In 1990, CRY and I went through a challenge together. With my term ending at the University, I had to leave Shramik Vidyapeeth and move to a smaller and new organization, MV Foundation. All this while, CRY had been supporting Shramik. It must have been tough on them to negotiate if it was ethical for them to shift their alliance to another organization just because of me. But eventually, it did work out because Shramik Vidyapeeth’s mandate was to work with the adult workers' education program and I was the only one trying to do the children’s work.

For MV Foundation too, the first donor was CRY. We re-started the work with a new set of 5-10 villages and it was a very exciting period. Because of CRY’s support, other organizations too began to come forward and help us with our cause; after all, an alliance with CRY was like an accreditation. By 1996, we had become big and CRY’s support was essential for us to realize the truth about child labor and poverty – ‘Poverty does not cause child labor, child labor causes poverty’ was our big understanding and insight. I owe it to Rippan and CRY that they too felt it was important work and that they decided to trust me. Moreover, I never thought of CRY as a donor, they called us partners. Their job was to fundraise and ours was to do - it was never like that. We were truly equal partners working towards the same cause.

I loved CRY most at the time when they made a transition from Child Relief & You to Child Rights & You. There was a lot of maturity in that thought. Although they were not politically inclined, they knew it was time to talk about rights and entitlements. It was a significant shift.

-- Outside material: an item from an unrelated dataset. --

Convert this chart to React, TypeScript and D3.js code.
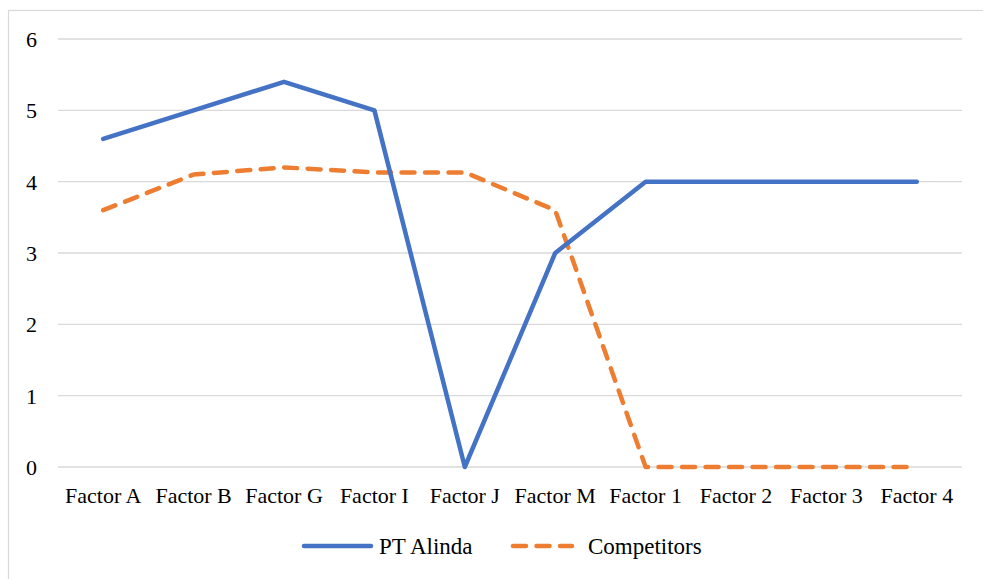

I think it was the very next year that I met Rippan again in Raichur, Karnataka, and noticed how unwell he looked, and of course, later his loss was deeply felt. CRY went through a transition after Rippan passed away. But he had left behind a very strong team and they were getting more professional. And since, I too was trying to separate my own identity from the MV Foundation’s, we were sympathetic to the changes. Great institutions had to hold their own and not depend on founders. He was so passionate and emotional, and to do something as boring as institutionalization, I wonder if today, he would still be attached to it. Because to build an institution, you have to put aside emotion and warmth and he wasn’t like that. Nonetheless, he laid the foundation of a very strong organization, built a very strong team and they took his vision forward. He left behind a wonderful and long-lasting relationship with CRY, for which I am very grateful.